**Supplied material:**
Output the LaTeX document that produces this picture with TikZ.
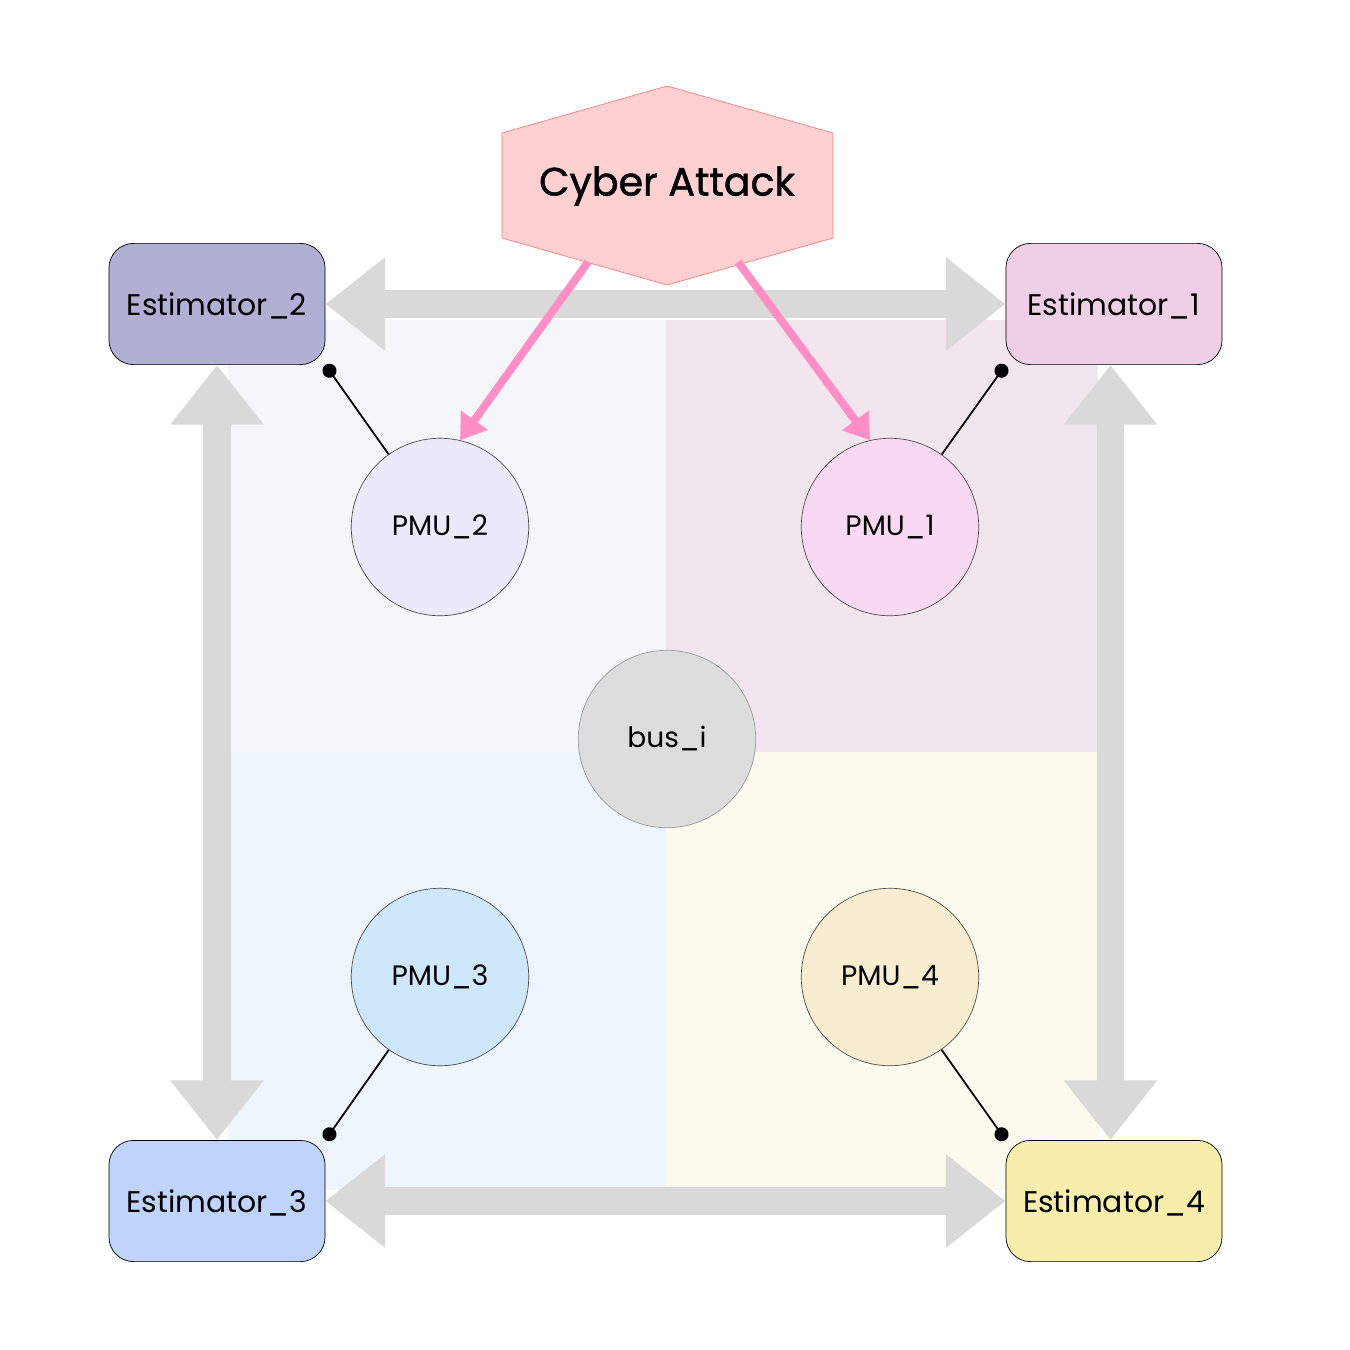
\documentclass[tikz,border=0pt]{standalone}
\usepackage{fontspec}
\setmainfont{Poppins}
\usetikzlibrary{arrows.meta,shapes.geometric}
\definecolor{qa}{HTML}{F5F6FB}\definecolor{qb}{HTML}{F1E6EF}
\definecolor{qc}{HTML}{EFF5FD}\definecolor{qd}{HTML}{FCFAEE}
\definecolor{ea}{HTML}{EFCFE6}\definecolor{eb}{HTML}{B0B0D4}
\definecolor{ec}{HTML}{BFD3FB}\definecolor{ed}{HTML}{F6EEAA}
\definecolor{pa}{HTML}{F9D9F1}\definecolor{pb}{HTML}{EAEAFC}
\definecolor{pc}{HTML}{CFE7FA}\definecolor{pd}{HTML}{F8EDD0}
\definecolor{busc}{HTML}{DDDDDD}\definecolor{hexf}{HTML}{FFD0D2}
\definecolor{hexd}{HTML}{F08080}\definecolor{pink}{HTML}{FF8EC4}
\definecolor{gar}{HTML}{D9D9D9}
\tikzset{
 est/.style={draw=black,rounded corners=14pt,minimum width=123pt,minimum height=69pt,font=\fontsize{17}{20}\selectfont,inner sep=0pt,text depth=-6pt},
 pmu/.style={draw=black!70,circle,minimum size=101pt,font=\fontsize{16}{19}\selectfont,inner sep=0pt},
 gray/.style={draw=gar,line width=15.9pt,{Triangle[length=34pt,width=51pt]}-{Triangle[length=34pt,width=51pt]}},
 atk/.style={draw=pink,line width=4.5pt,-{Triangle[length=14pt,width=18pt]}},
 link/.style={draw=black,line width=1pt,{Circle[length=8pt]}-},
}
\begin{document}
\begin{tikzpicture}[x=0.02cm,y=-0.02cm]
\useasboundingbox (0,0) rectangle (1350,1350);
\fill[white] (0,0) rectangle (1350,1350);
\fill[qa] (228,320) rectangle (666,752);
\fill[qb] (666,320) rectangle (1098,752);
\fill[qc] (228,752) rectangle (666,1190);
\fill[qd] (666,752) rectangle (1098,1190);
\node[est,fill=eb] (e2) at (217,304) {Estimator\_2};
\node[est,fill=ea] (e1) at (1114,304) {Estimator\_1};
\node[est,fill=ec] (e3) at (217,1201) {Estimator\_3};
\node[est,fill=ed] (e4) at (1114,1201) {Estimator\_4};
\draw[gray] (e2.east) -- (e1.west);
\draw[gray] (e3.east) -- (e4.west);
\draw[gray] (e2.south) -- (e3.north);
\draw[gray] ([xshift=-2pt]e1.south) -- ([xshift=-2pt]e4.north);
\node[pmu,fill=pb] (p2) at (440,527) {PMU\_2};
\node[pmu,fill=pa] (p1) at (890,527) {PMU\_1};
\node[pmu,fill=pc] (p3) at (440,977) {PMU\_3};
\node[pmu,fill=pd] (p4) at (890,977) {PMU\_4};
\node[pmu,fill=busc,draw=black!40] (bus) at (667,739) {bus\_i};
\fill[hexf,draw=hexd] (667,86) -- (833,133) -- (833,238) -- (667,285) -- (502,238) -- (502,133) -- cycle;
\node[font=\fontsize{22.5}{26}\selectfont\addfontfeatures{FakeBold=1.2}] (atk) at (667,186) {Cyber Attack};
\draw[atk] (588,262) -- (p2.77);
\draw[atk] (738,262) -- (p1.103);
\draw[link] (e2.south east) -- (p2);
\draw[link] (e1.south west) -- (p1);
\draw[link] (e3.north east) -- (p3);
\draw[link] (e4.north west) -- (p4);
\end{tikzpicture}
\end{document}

**Aim of the task:** Pictures in the data above should not be copied; transcribe everything else exactly.

**Full output:**
Output the LaTeX document that produces this picture with TikZ.
\documentclass[tikz,border=0pt]{standalone}
\usepackage{fontspec}
\setmainfont{Poppins}
\usetikzlibrary{arrows.meta,shapes.geometric}
\definecolor{qa}{HTML}{F5F6FB}\definecolor{qb}{HTML}{F1E6EF}
\definecolor{qc}{HTML}{EFF5FD}\definecolor{qd}{HTML}{FCFAEE}
\definecolor{ea}{HTML}{EFCFE6}\definecolor{eb}{HTML}{B0B0D4}
\definecolor{ec}{HTML}{BFD3FB}\definecolor{ed}{HTML}{F6EEAA}
\definecolor{pa}{HTML}{F9D9F1}\definecolor{pb}{HTML}{EAEAFC}
\definecolor{pc}{HTML}{CFE7FA}\definecolor{pd}{HTML}{F8EDD0}
\definecolor{busc}{HTML}{DDDDDD}\definecolor{hexf}{HTML}{FFD0D2}
\definecolor{hexd}{HTML}{F08080}\definecolor{pink}{HTML}{FF8EC4}
\definecolor{gar}{HTML}{D9D9D9}
\tikzset{
 est/.style={draw=black,rounded corners=14pt,minimum width=123pt,minimum height=69pt,font=\fontsize{17}{20}\selectfont,inner sep=0pt,text depth=-6pt},
 pmu/.style={draw=black!70,circle,minimum size=101pt,font=\fontsize{16}{19}\selectfont,inner sep=0pt},
 gray/.style={draw=gar,line width=15.9pt,{Triangle[length=34pt,width=51pt]}-{Triangle[length=34pt,width=51pt]}},
 atk/.style={draw=pink,line width=4.5pt,-{Triangle[length=14pt,width=18pt]}},
 link/.style={draw=black,line width=1pt,{Circle[length=8pt]}-},
}
\begin{document}
\begin{tikzpicture}[x=0.02cm,y=-0.02cm]
\useasboundingbox (0,0) rectangle (1350,1350);
\fill[white] (0,0) rectangle (1350,1350);
\fill[qa] (228,320) rectangle (666,752);
\fill[qb] (666,320) rectangle (1098,752);
\fill[qc] (228,752) rectangle (666,1190);
\fill[qd] (666,752) rectangle (1098,1190);
\node[est,fill=eb] (e2) at (217,304) {Estimator\_2};
\node[est,fill=ea] (e1) at (1114,304) {Estimator\_1};
\node[est,fill=ec] (e3) at (217,1201) {Estimator\_3};
\node[est,fill=ed] (e4) at (1114,1201) {Estimator\_4};
\draw[gray] (e2.east) -- (e1.west);
\draw[gray] (e3.east) -- (e4.west);
\draw[gray] (e2.south) -- (e3.north);
\draw[gray] ([xshift=-2pt]e1.south) -- ([xshift=-2pt]e4.north);
\node[pmu,fill=pb] (p2) at (440,527) {PMU\_2};
\node[pmu,fill=pa] (p1) at (890,527) {PMU\_1};
\node[pmu,fill=pc] (p3) at (440,977) {PMU\_3};
\node[pmu,fill=pd] (p4) at (890,977) {PMU\_4};
\node[pmu,fill=busc,draw=black!40] (bus) at (667,739) {bus\_i};
\fill[hexf,draw=hexd] (667,86) -- (833,133) -- (833,238) -- (667,285) -- (502,238) -- (502,133) -- cycle;
\node[font=\fontsize{22.5}{26}\selectfont\addfontfeatures{FakeBold=1.2}] (atk) at (667,186) {Cyber Attack};
\draw[atk] (588,262) -- (p2.77);
\draw[atk] (738,262) -- (p1.103);
\draw[link] (e2.south east) -- (p2);
\draw[link] (e1.south west) -- (p1);
\draw[link] (e3.north east) -- (p3);
\draw[link] (e4.north west) -- (p4);
\end{tikzpicture}
\end{document}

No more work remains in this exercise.